Obscured by the presidential election, the United States is asked to make one of the most momentous decisions in the history of the nuclear arms race -- the lame-duck Senate vote after the election on SALT II, the strategic arms limitation treaty. The vote has been compared with that on the Versailles Treaty in 1920.

Three presidents over seven years have worked on the treaty, which now is in desperate trouble as it faces the constitutional hurdle of getting a two-thirds Senate majority for ratification. This means in effect, that out of 535 members of Congress, 34 senators have veto power.

It may dominate the news after Nov. 4 when President Carter, regardless of the election outcome, asks a yes-no vote on the treaty from the lame-duck Senate: in other words frm the present body before changes caused by the election.

Vice-President Walter F. Mondale overthe CBS-TV program "Face the Nation" Oct. 26 contradicted those who argue that ratification is impossible and repeated that Mr. Carter will bring it up shortly. He called it "perhaps the single most important issue."

Carter is for the treaty; Ronald Reagan against it. If Mr. Reagan wins election it seems hardly possible that the new treaty can survive. Carter will have difficulty even if re-elected getting enactment.

Secretary of State Edmund S. Muskie, Secretary of Defense Harold Brown, and President Carter have raised the issue in the final days of the campaign, and it is likely to come up in the presidential debate Oct. 28. Secretary Brown notes that British, French, and West German heads of government urge US ratification, and it may be the most specific election issue recognized by the European allies. Reagan, on the other hand, argues that he can renegotiate better terms from Russia. Like the GOP party platform, Reagan asks "superiority" over the Soviet Union. Although the Joint Chiefs of Staff have endorsed the treaty, it is assailed by a variety of defense groups. Reagan believes Moscow would give better terms if it negotiated during an actual arms race.

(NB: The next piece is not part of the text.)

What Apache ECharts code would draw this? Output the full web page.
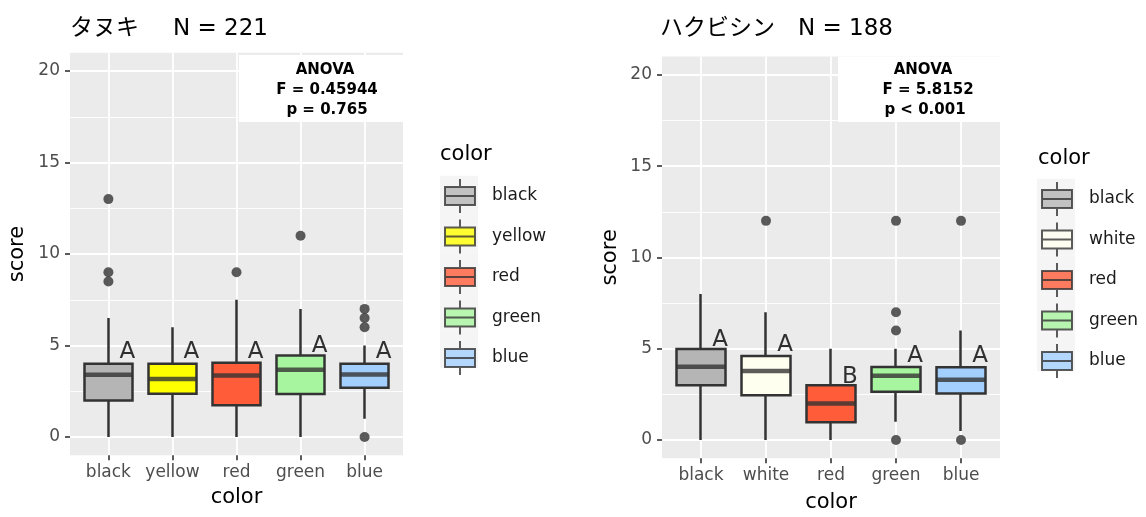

W. Averell Harriman, ambassador to the Soviets in World War II, looks at the struggle with awe. An arms race is the alternative, he agrees: It is now or never to reach agreement.

He saysz: "I have met with every Soviet leader from Lenin to Brezhnev. My reading of the Soviet experience indicates that Moscow will sacrifice what it takes to remain equal, as we will, too. The conclusion will not be superiority; the end will be an arms race without end."